Exercise goal:
Without the pictures, retype exactly the lines from the top of the entries below through the line that contains "-- (714,\high) -- (714,\low)".

Records provided:
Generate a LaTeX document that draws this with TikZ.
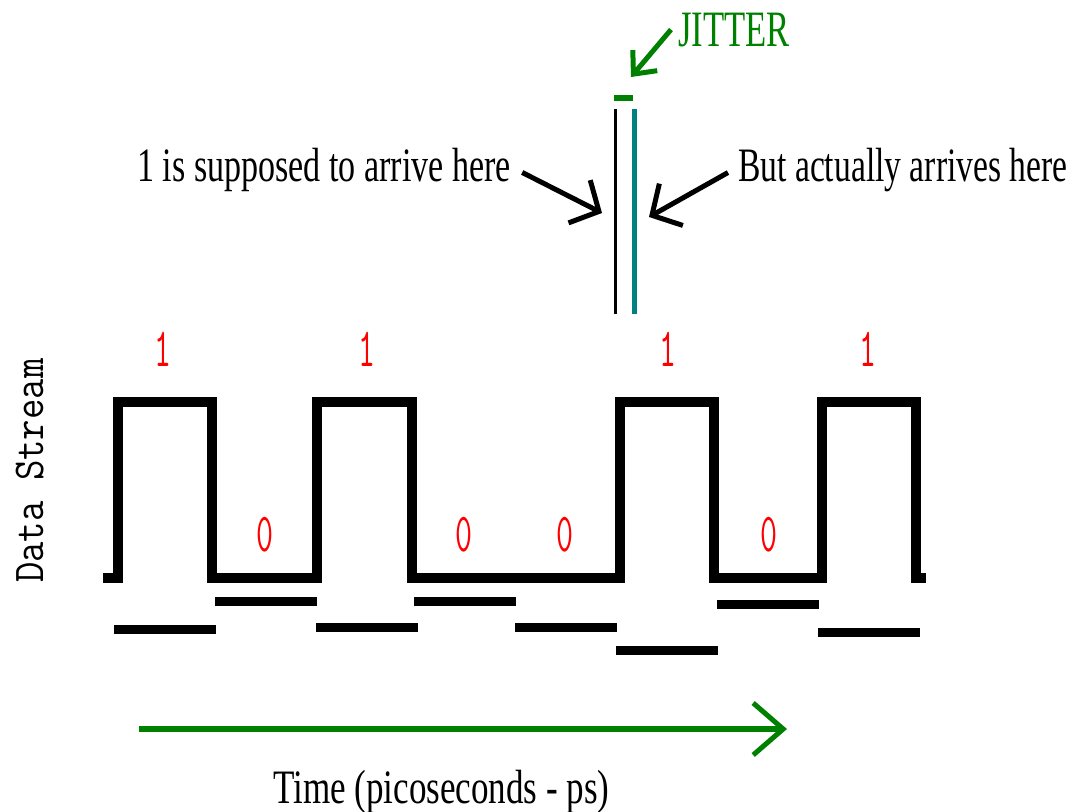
\documentclass[tikz,border=0pt]{standalone}
\usepackage{fontspec}
\setmainfont{Liberation Serif}
\usepackage{graphicx}
\usepackage{xcolor}
\usepackage{tikz}
\usetikzlibrary{arrows.meta}
\definecolor{jittergreen}{RGB}{0,128,0}
\definecolor{jitterteal}{RGB}{0,128,128}
\newcommand{\squeeze}[2][0.7]{\scalebox{#1}[1]{#2}}
\newcommand{\bitfont}{\fontsize{55}{57}\selectfont\ttfamily}

\begin{document}
\begin{tikzpicture}[x=1pt,y=-1pt,
	captext/.style={inner sep=0pt, anchor=base west, font=\fontsize{48}{50}\selectfont},
	bitlabel/.style={inner sep=0pt, anchor=base, text=red, font=\bitfont},
	bitbar/.style={line width=9pt},
	pointer/.style={line width=5pt, -{Straight Barb[length=22pt,width=48pt]}}]
	\useasboundingbox (0,0) rectangle (1072,812);
	
	% Draw the data stream waveform
	\def\low{578} % Level of a 0
	\def\high{402} % Level of a 1
	\draw[line width=10pt, line join=miter] (103,\low) -- (118,\low) -- (118,\high) -- (212,\high) -- (212,\low)
		-- (317,\low) -- (317,\high) -- (412,\high) -- (412,\low) -- (620,\low) -- (620,\high)
		-- (714,\high) -- (714,\low) -- (822,\low) -- (822,\high) -- (916,\high) -- (916,\low) -- (926,\low);
	
	% Bit values above the waveform
	\foreach \x/\b/\y [count=\i] in {163/1/366, 265/0/551, 367/1/366, 464/0/551, 565/0/551, 668/1/366, 769/0/551, 868/1/366} {
		\node[bitlabel] (bit-\i) at (\x,\y) {\squeeze[0.6]{\b}};
	}
	
	% Bars under each bit period
	\foreach \xa/\xb/\y in {114/216/629, 215/317/601, 316/418/627, 414/516/601, 515/617/627, 616/718/650, 717/819/604, 818/920/632} {
		\draw[bitbar] (\xa,\y) -- (\xb,\y);
	}
	
	% Ideal edge, actual edge and the jitter between them
	\coordinate (idealtop) at (615.5,109);
	\coordinate (idealbot) at (615.5,314);
	\coordinate (actualtop) at (634.5,109);
	\coordinate (actualbot) at (634.5,314);
	\coordinate (jitterleft) at (614,98);
	\coordinate (jitterright) at (633,98);
	\draw[line width=3pt] (idealtop) -- (idealbot);
	\draw[jitterteal, line width=5pt] (actualtop) -- (actualbot);
	\draw[jittergreen, line width=6pt] (jitterleft) -- (jitterright);
	
	% Labels for the two edges
	\node[captext] (supposed) at (137,181) {\squeeze[0.71]{1 is supposed to arrive here}};
	\node[captext] (actually) at (738,181) {\squeeze{But actually arrives here}};
	\node[captext, text=jittergreen, font=\fontsize{51}{53}\selectfont] (jitter) at (678,46) {\squeeze[0.68]{JITTER}};
	
	\coordinate (idealpt) at (602,213);
	\coordinate (actualpt) at (649,217);
	\coordinate (jitterpt) at (631,77);
	\draw[pointer] ([shift={(11,3)}]supposed.east) -- (idealpt);
	\draw[pointer] ([shift={(-10,3)}]actually.west) -- (actualpt);
	\draw[pointer, jittergreen, -{Straight Barb[length=18pt,width=32pt]}] ([xshift=-7pt]jitter.west) -- (jitterpt);
	
	% Time axis
	\coordinate (tstart) at (139,729);
	\coordinate (tend) at (787,729);
	\draw[jittergreen, line width=6pt, -{Straight Barb[length=30pt,width=52pt,line width=5pt]}] (tstart) -- (tend);
	\node[captext] (time) at (273,803) {\squeeze[0.73]{Time (picoseconds - ps)}};
	
	% Label for the vertical axis
	\node[rotate=90, anchor=base west, inner sep=0pt, font=\fontsize{44}{46}\selectfont\ttfamily] (ylabel) at (43,583) {\squeeze[0.9]{Data Stream}};
\end{tikzpicture}
\end{document}
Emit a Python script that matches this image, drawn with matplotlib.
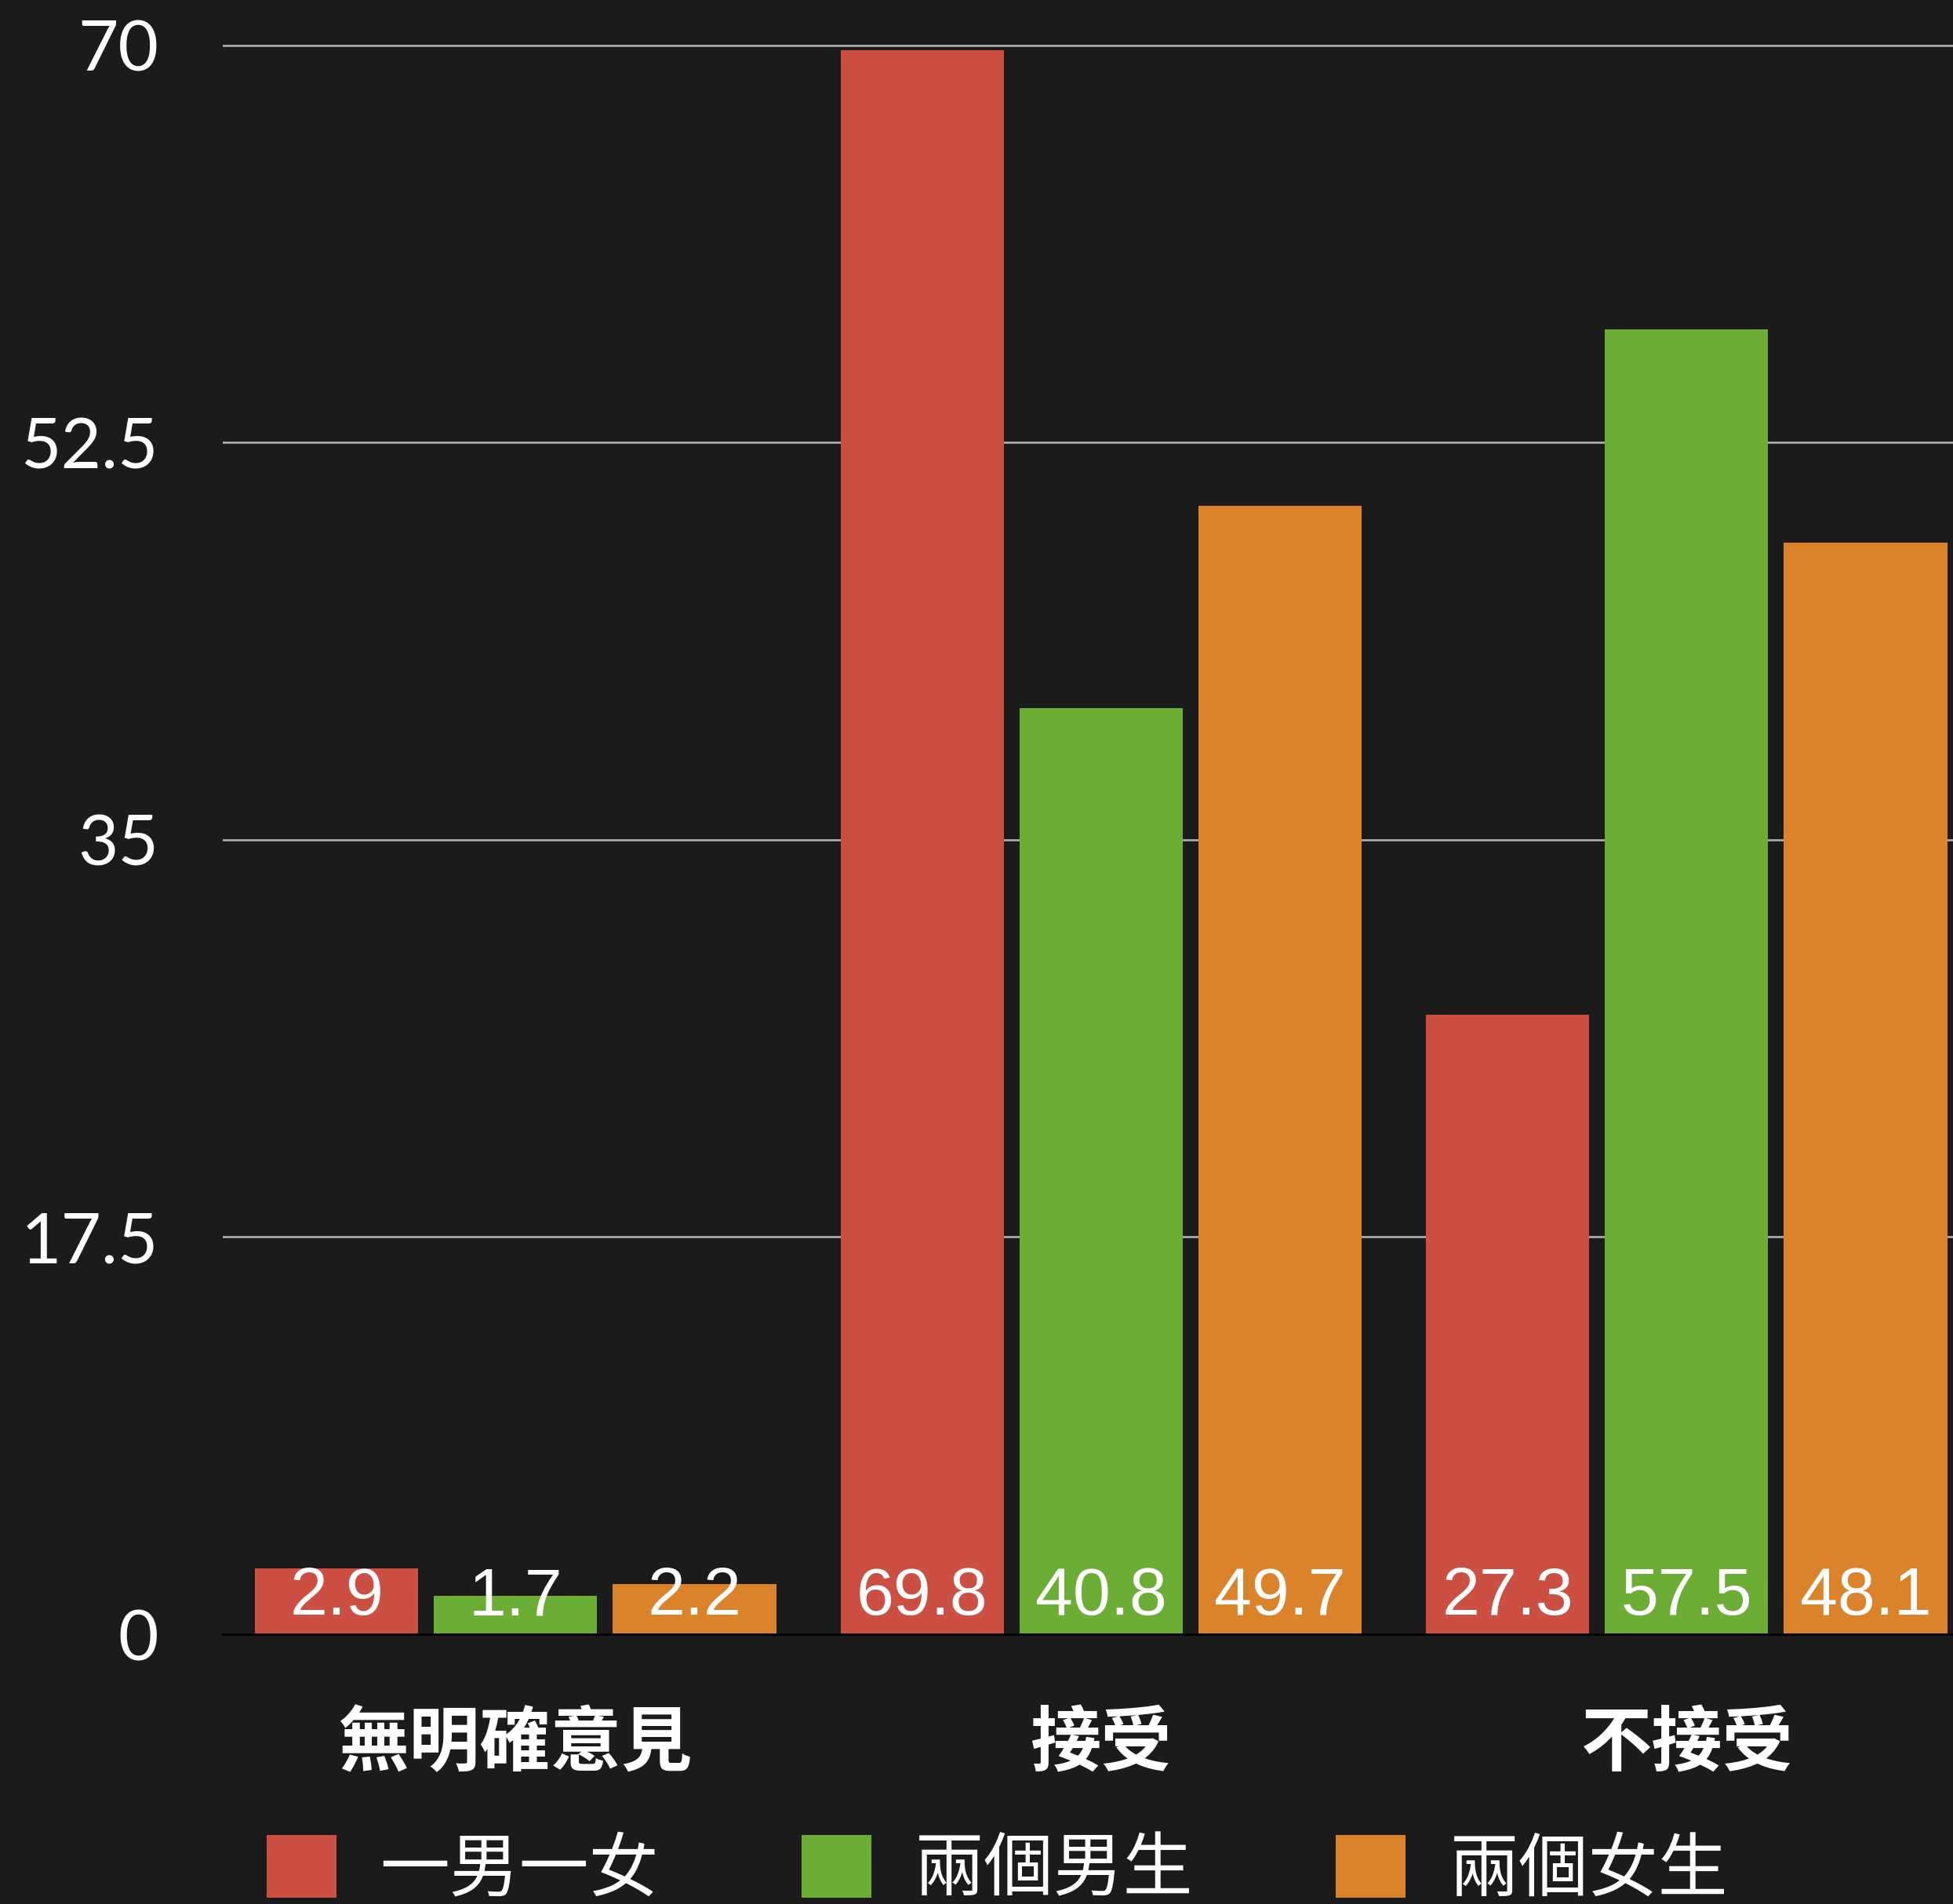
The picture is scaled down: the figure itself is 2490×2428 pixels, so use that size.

Written answer:
Generate a LaTeX document that draws this with TikZ.
\documentclass[tikz,border=0pt]{standalone}
\usepackage{fontspec}
\setmainfont{Liberation Serif}
\usepackage{graphicx}
\usepackage{xcolor}
\usepackage{tikz}
\usetikzlibrary{arrows.meta}
\definecolor{jittergreen}{RGB}{0,128,0}
\definecolor{jitterteal}{RGB}{0,128,128}
\newcommand{\squeeze}[2][0.7]{\scalebox{#1}[1]{#2}}
\newcommand{\bitfont}{\fontsize{55}{57}\selectfont\ttfamily}

\begin{document}
\begin{tikzpicture}[x=1pt,y=-1pt,
	captext/.style={inner sep=0pt, anchor=base west, font=\fontsize{48}{50}\selectfont},
	bitlabel/.style={inner sep=0pt, anchor=base, text=red, font=\bitfont},
	bitbar/.style={line width=9pt},
	pointer/.style={line width=5pt, -{Straight Barb[length=22pt,width=48pt]}}]
	\useasboundingbox (0,0) rectangle (1072,812);
	
	% Draw the data stream waveform
	\def\low{578} % Level of a 0
	\def\high{402} % Level of a 1
	\draw[line width=10pt, line join=miter] (103,\low) -- (118,\low) -- (118,\high) -- (212,\high) -- (212,\low)
		-- (317,\low) -- (317,\high) -- (412,\high) -- (412,\low) -- (620,\low) -- (620,\high)
		-- (714,\high) -- (714,\low) -- (822,\low) -- (822,\high) -- (916,\high) -- (916,\low) -- (926,\low);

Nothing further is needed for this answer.